┌─ Input material

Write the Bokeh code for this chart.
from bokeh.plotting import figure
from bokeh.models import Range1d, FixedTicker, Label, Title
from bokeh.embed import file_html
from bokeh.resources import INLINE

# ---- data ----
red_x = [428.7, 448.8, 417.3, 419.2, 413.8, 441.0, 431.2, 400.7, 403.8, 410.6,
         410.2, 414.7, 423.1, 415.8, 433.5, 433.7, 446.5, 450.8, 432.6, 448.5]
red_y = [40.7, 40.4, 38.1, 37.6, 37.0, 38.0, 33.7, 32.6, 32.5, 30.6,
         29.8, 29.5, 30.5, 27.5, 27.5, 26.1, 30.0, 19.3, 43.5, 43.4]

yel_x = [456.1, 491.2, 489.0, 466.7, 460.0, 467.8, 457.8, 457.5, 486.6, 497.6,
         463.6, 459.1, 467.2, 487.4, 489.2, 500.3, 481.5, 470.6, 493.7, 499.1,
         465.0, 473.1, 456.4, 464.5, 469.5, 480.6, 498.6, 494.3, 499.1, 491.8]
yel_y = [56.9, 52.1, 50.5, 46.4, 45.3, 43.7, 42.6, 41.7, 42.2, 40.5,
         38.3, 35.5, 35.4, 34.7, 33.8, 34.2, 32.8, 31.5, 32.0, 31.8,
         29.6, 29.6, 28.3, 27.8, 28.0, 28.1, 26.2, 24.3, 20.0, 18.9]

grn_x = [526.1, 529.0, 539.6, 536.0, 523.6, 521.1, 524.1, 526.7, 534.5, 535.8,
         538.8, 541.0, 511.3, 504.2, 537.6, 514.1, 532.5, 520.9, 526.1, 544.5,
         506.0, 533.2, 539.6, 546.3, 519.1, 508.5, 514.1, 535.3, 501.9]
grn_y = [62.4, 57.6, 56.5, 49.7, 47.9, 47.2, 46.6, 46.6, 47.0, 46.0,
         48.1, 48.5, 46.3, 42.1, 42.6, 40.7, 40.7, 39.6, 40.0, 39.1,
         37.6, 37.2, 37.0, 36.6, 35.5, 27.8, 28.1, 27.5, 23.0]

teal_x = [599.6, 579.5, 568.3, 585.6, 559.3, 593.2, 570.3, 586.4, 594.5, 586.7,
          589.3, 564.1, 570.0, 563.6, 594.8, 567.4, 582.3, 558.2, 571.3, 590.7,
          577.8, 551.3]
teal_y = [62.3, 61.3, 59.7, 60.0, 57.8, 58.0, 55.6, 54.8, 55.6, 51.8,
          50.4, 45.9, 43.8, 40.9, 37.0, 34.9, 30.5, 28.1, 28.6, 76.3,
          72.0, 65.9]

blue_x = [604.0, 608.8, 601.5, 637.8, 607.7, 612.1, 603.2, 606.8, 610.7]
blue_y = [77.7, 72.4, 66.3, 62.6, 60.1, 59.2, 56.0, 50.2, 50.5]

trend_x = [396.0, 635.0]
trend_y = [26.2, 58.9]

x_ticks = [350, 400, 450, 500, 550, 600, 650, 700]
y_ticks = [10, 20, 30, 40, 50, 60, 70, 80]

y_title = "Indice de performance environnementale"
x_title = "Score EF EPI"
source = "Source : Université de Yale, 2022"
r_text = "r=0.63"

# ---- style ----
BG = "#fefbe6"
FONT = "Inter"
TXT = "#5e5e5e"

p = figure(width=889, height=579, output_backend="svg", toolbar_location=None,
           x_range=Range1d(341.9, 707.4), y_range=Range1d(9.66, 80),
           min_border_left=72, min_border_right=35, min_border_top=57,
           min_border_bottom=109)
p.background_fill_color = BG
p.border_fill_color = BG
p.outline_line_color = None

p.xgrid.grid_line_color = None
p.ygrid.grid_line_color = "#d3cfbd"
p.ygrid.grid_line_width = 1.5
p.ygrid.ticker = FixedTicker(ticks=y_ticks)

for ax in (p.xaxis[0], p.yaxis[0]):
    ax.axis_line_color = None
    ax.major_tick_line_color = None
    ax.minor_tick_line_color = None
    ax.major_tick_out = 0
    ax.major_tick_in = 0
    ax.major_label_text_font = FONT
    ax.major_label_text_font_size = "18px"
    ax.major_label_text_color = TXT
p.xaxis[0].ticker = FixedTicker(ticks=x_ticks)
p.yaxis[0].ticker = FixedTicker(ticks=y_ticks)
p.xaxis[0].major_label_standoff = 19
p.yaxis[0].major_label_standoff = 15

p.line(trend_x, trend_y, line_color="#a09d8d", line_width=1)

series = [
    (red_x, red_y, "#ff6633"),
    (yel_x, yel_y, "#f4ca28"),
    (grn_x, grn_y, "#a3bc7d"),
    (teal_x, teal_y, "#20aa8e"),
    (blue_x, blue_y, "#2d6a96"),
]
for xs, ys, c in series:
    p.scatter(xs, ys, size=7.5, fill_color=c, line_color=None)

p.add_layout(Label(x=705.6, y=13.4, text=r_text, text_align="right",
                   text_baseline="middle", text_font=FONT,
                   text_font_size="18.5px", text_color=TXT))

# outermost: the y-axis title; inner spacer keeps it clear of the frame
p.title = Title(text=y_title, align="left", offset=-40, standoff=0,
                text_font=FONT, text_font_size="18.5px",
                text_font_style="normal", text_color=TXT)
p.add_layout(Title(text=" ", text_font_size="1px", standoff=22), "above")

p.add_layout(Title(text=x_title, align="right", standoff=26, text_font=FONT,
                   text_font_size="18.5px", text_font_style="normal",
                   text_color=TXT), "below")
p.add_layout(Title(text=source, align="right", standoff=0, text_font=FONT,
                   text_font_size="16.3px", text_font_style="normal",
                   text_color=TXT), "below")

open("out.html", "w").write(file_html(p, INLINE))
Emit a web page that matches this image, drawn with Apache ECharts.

└─

▸ **Stated exercise**
Return only the lines spanning from the first line of the material through the line with "from bokeh.resources import INLINE", copied exactly, both ends kept.

▸ **Response for this exercise**
Write the Bokeh code for this chart.
from bokeh.plotting import figure
from bokeh.models import Range1d, FixedTicker, Label, Title
from bokeh.embed import file_html
from bokeh.resources import INLINE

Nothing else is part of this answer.